Question

An acceleration function of an object moving along a straight line is given. Find the change of the object's velocity over the given time interval. $$ a(t)=10 \mathrm{ft} / \mathrm{s}^{2} \text { on }[0,5] $$

Short answer

The change in velocity over the interval is 50 ft/s.

Step-by-step solution

Understand the Problem

The acceleration function, given by \( a(t) = 10 \text{ ft/s}^2 \), represents how quickly the velocity of the object is changing over time. The goal is to determine the change in velocity over the time interval \([0, 5]\).

Setup the Integration

To find the change in velocity from the acceleration function, integrate \(a(t)\) with respect to \(t\) over the interval \([0,5]\). The integral of acceleration gives us the change in velocity: \[\Delta v = \int_{0}^{5} a(t) \, dt = \int_{0}^{5} 10 \, dt\]

Perform the Integration

Compute the integral \(\int_{0}^{5} 10 \, dt\). Since the acceleration is constant, the integration simplifies to: \[\Delta v = \left[10t\right]_{0}^{5} = 10(5) - 10(0)\]

Calculate the Result

Substitute the limits into the integral: \[\Delta v = 50 - 0 = 50 \text{ ft/s}\]

Finalize the Solution

The change in the object's velocity over the interval \([0, 5]\) seconds is \(50 \text{ ft/s}\). This result shows how much the velocity has increased due to the constant acceleration.

Key concepts

Understanding the Acceleration Function

Acceleration is a concept from calculus that describes how the velocity of an object changes over time. It's defined as the rate of change of velocity. In this exercise, the acceleration function is given as a constant value, \( a(t) = 10 \text{ ft/s}^2 \). This means that for every second, the velocity increases by 10 feet per second.

• Acceleration has units of \( \text{ft/s}^2 \), showing it involves a change in velocity over time.
• A constant acceleration implies the velocity changes uniformly.

Understanding the acceleration function is critical, as it sets the foundation for calculating the change in velocity using calculus techniques such as integration. This constant rate of change allows us to predict how motion trajectories behave over time.

Concept of Integration

Integration is a powerful calculus tool used to find the total accumulation of a quantity, such as finding areas under curves or, in this context, determining velocity output from an acceleration function. When you integrate an acceleration function, you essentially calculate the total change in velocity over a specified time interval. Since the acceleration function given is constant, integrating it becomes straightforward. The integral of a constant function \( c \) over an interval \([a, b]\) is given by \( c(b-a) \). This process converts the continuous acceleration input over a span of time into a finite change in velocity.Integration provides us a bridge from a rate of change (acceleration) to a total quantity (velocity change).
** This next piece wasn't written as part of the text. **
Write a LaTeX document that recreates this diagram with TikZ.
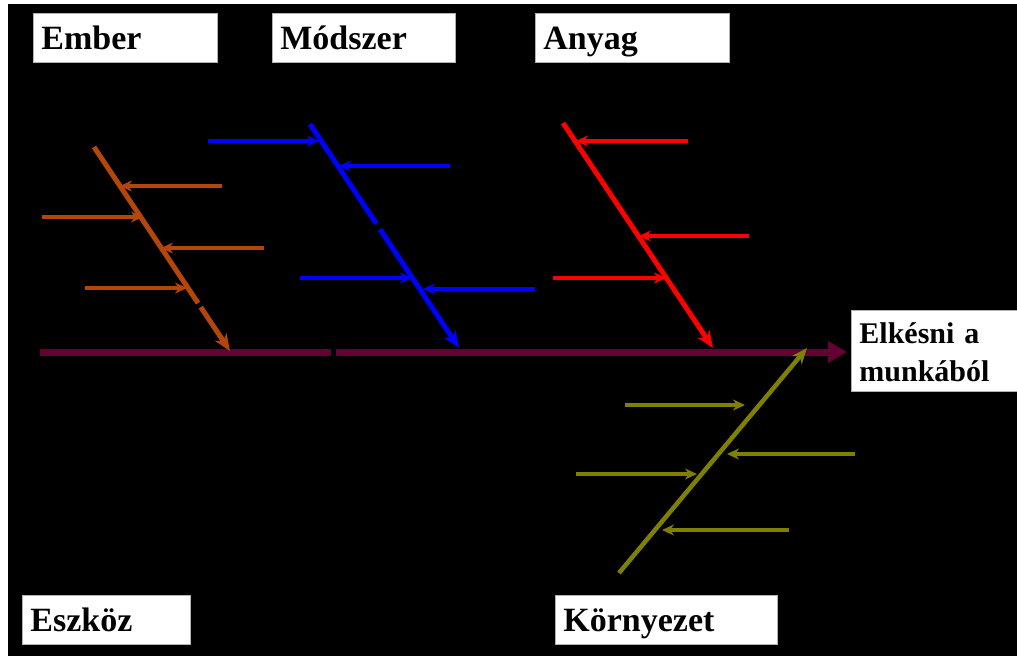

Calculating Velocity Change

Velocity change is a direct outcome of integration when dealing with acceleration functions. Here, it is essential to set up your problem correctly to determine how much the velocity of an object changes over a time interval.

• Start with the acceleration function \(a(t) = 10 \text{ ft/s}^2\).
• Integrate over the given time period \([0, 5]\) to find the change in velocity.
• The antiderivative of a constant, such as 10, is simply \(10t\).

By evaluating this antiderivative at our limits, we find the specific amounts of increase or decrease in velocity over the chosen interval. Here, the result is\( 50 \text{ ft/s} \), showing a net increase given the constant acceleration.

Understanding Definite Integrals

A definite integral, in calculus, is used to compute the exact total value of a continuous function over a particular interval. It provides a precise tool to find the accumulation of quantities, such as the change in velocity from an acceleration function.The definite integral is expressed as \( \int_{a}^{b} f(t) \, dt\), indicating the process of summing up slices under the graph of \( f \) from \( a \) to \( b \). This procedure outputs a fixed numerical result corresponding to a physical aspect, like velocity change.

• In this exercise, \( f(t) = 10 \), a constant.
• The limits are \([0, 5]\), detailing the interval of interest.

Implementing the definite integral translates the constant rate of acceleration into a single, accumulated velocity change, simplifying complex motion analysis into a straightforward calculation.